The dissent and divisions that have resulted in American Lutheranism following the 2009 decision to support the ordination of gays and lesbians in the Evangelical Lutheran Church in America (ELCA) has followed a distinctly “post-denominational,” decentralized pattern.
Network News (May/ June), the newsletter of the conservative Lutheran renewal group Word Alone, notes that even before last summer, various organizations and initiatives emerged to represent either more orthodox Lutherans remaining in or those leaving the ELCA, such as Lutheran Congregations in Mission for Christ, Sola Publishing, the Institute for Lutheran Theology and Lutheran CORE. What has happened since the ELCA decision is that these and newer groups have been networking to create a situation where those congregations remaining in the denomination (for now) are sharing the same resources and connections as those that have left (over 300 congregations), even as the former’s ties to the official bureaucracy and hierarchy weaken.

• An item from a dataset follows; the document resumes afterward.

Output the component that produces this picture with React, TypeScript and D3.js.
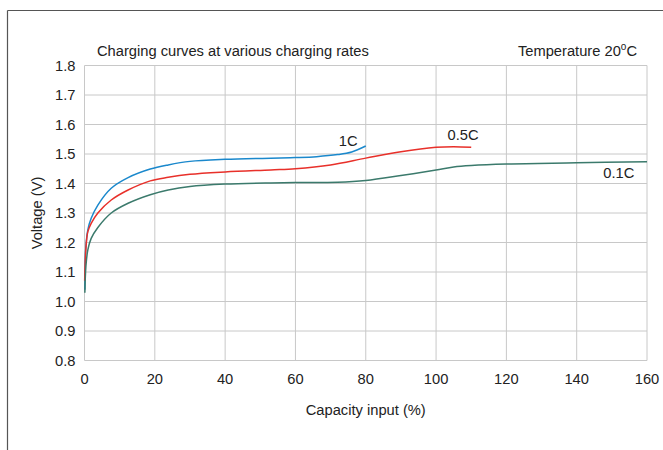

This can be seen clearly in the development of Lutheran CORE, which was formed as a denominational renewal/reform group about a year before the ELCA decision. By last fall, Lutheran CORE had proposed a “reconfiguration” of American Lutheranism and planned to establish a new denomination, to be called the North American Lutheran Church, by August of 2010.
At the same time, Lutheran CORE seeks to provide programs and resources for congregations, individual members and clergy who are remaining in the ELCA. Ryan Schwartz, a leader of Lutheran CORE, remarks that “We are trying to do something that has proven difficult in other Reformation traditions: maintain tangible unity and organic relationships between those who leave and those who stay. But we see no other path.”